Pria 25 tahun ini mengaku keberatan jika tarif awal KRL menjadi Rp5.000 dari sebelumnya Rp 3.000.
“Enggak setuju, Kemahalan, hampir 50 persen sendiri naiknya,” katanya.
Baca juga: Pengguna KRL Hari Pertama Kerja Usai Libur Lebaran Berjumlah 187.584 Orang
Dia pun berharap wacana kenaikan tarif KRL Commuterline bisa dibatalkan.
Selain itu, mengapresiasi fasilitas dan pelayanan yang diberikan KRL Commuterline saat ini.
Menurutnya, kedua aspek tersebut sudah sangat baik.
“Sekarang udah bagus fasilitas dan pelayanannya,” katanya.
Sebagai informasi, tarif KRL Commuterline diwacanakan bakal naik dari Rp 3.000 menjadi Rp 5.000.
Namun rencana implementasi kenaikan tarif KRL mengalami perubahan.
Juru Bicara Kemenhub Adita Irawati mengungkapkan, wacana kenaikan ini akan diundur hingga setelah Hari Raya Idul Fitri 2022 atau Lebaran 2022.
"Terkait implementasinya, penyesuaian tarif KRL tidak akan dilakukan sebelum puasa dan Lebaran," kata Adita saat dihubungi Kompas.com, Senin (7/3/2022).
Tarif KRL Dikaji Ulang
Dia menuturkan, kenaikan ini pun akan dikaji kembali setelah Lebaran yang terselenggara pada Mei 2022.
Dia bilang, tanggal implementasi akan memperhatikan kondisi masyarakat.
Adapun hasil survei terhadap rencana penyesuaian tarif KRL sudah disampaikan ke publik lewat webinar-webinar.

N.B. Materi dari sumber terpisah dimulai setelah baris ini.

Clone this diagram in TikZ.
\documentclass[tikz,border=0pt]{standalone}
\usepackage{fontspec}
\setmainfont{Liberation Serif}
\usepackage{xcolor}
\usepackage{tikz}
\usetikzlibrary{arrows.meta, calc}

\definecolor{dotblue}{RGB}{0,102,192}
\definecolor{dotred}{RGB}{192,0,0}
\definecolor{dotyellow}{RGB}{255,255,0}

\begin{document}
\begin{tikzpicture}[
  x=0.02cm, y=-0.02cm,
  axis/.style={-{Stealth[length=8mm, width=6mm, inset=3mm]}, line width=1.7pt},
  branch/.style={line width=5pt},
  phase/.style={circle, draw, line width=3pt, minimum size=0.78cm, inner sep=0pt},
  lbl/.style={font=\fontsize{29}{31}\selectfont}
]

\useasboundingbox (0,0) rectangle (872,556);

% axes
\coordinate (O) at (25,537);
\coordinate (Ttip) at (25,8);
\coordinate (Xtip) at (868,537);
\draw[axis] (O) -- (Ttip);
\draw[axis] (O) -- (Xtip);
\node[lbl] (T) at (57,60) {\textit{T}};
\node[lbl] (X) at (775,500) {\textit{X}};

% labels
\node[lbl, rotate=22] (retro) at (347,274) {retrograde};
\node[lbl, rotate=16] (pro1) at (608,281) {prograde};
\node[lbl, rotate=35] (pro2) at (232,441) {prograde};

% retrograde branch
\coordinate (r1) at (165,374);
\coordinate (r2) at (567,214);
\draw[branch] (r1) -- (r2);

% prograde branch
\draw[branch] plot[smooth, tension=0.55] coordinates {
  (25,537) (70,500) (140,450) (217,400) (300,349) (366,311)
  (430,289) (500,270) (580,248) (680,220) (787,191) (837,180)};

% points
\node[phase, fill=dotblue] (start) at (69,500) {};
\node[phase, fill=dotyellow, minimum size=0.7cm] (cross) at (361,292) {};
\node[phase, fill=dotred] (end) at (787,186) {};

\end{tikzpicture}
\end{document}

"Setelah (Lebaran) itu pun kami pasti akan kaji lagi waktu implementasinya, melihat situasi dan kondisi yang berkembang di masyarakat," ujar Adita.
Pada pemberitaam sebelumnya, tarif KRL Commuterline diusulkan naik dari Rp 3.000 menjadi Rp 5.000 per 1 April 2022. Kenaikan tarif KRL Rp 2.000 ini untuk perjalanan 25 kilometer pertama.
Sementara untuk 10 kilometer selanjutnya tetap dikenakan tambahan tarif sebesar Rp1.000.
Jadi, perjalanan awal dengan KRL untuk 25 km pertama Rp 5.000, jika sampai 35 km maka jadi Rp 6.000, jika sampai 45 km jadi Rp 7.000 dan seterusnya.